Jakarta, suarakpk.com – Demi predikat
Wajar Tanpa Pengecualian (WTP), Tujuh orang Badan Pemeriksa Keuangan (BPK) dan
pejabat di Kementerian Desa, Pembangunan Daerah Tertinggal, dan Transmigrasi
terjaring operasi tangkap tangan Komisi Pemberantasan Korupsi (KPK) kemarin
sore,jumat (26/5/2017).
Dalam OTT yang
berlangsung pada sabtu dini hari, KPK menangkap tujuh orang, termasuk pejabat
BPK. Operasi tangkap tangan disebut terkait pemberian predikat WTP.
WTP merupakan
opini yang dikeluarkan auditor terhadap laporan keuangan. Sesuai amanat
konstitusi dan Undang-Undang Nomor 17 Tahun 2003, audit atas laporan keuangan
lembaga negara dilakukan oleh BPK.
OTT KPK ini
diduga tidak hanya melibatkan pejabat Badan Pemeriksa Keuangan (BPK).
Penangkapan tersebut diduga juga melibatkan pejabat di Kementerian Desa,
Pembangunan Daerah Tertinggal dan Transmigrasi (PDTT).
"Informasi
dari tim, uangnya dalam bentuk rupiah. Saya belum dapat detail, namun masih
dilakukan penghitungan," kata Febri di kantor KPK, Jumat petang, 26 Mei
2017.
Febri
menjelaskan, KPK telah menangkap tangan 7 orang. Dua di antaranya adalah
dari lembaga. Sisanya berasal dari pegawai negeri dan non-pegawai negeri. Ia
tak merinci asal lembaga negara yang dimaksud. "Besok (hari ini, Sabtu, 27
Mei 2017) rinciannya kami sampaikan lebih lanjut," ujarnya.
Febri
menambahkan, KPK memiliki waktu 1 x 24 jam untuk menentukan status 7 orang yang
ditangkap. "Ketika sudah ditemukan bukti permulaan yang cukup sesuai
undang-undang maka ditetapkan sebagai tersangka," kata Febri. "Tapi
ada juga yang masih sebagai saksi."
Terpisah, Sekretaris
Jenderal BPK Hendar Ristriawan membenarkan ada tangkap tangan di kantornya.
Menurut Hendar, KPK menyegel ruangan auditor utama Keuangan Negara III BPK dan
menangkap dua auditor utama berinisial RS dan AS, serta staf auditor berinisial
Y.
"Dua
auditor dan salah satu orang staf. Yang bersangkutan masuk di Auditorat Utama
Keuangan Negara Tiga," kata Hendar di kantornya, di Jakarta, Jumat 26 Mei
2017.
Ia
menjelaskan penangkapan oleh KPK dilakukan pukul 15.12 WIB, Rabu (26/5/2017)

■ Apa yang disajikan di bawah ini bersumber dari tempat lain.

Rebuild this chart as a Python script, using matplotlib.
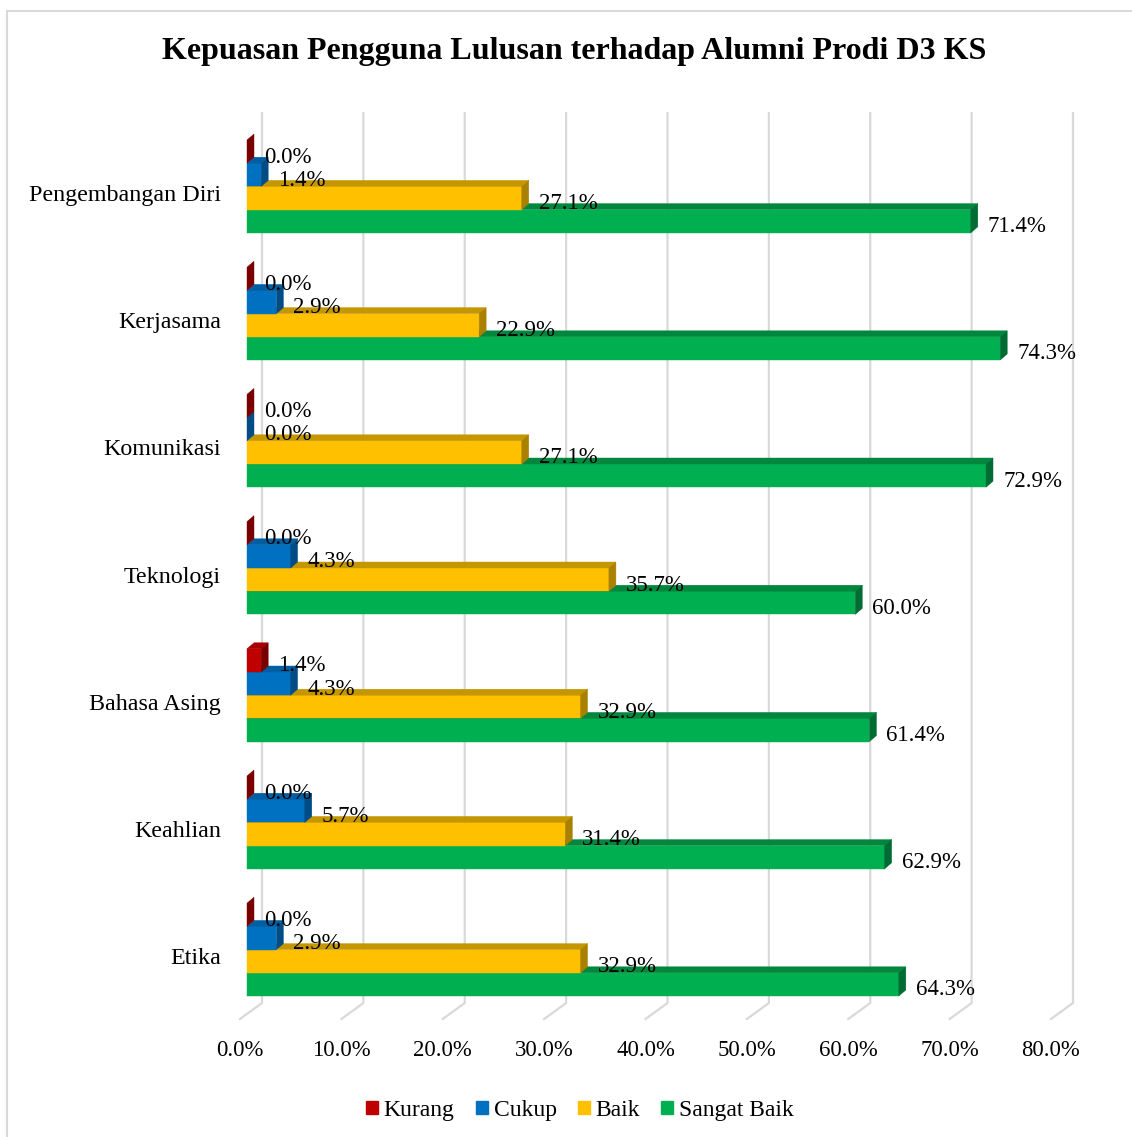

petugas KPK datang ke kantor BPK dan menuju salah satu ruangan di auditorat
utama keuangan negara III. Petugas KPK kemudian melakukan pemeriksaan
Kemudian
pukul 17.08 WIB, 2 orang auditor dan 1 orang staf BPK dibawa ke KPK.
"Sampai
jam ini, saya masih menunggu, berita lebih lanjut dari KPK tetapi besok sore
saya mendapat informasi dari KPK akan dilakukan konpres dan juga dari BPK juga
akan turut serta dalam konpres itu," kata Hendar.
Dikabarkan
sebelumnya, KPK melakukan OTT terhadap tujuh orang. Adapun yang terjaring
tersebut ada yang merupakan anggota BPK. Ketujuh orang tersebut saat ini sudah
berda di KPK untuk menjalani pemeriksaan intensif.
Di
sisi lain, Ketua KPK Agus Rahardjo membenarkan adanya tangkap tangan tersebut.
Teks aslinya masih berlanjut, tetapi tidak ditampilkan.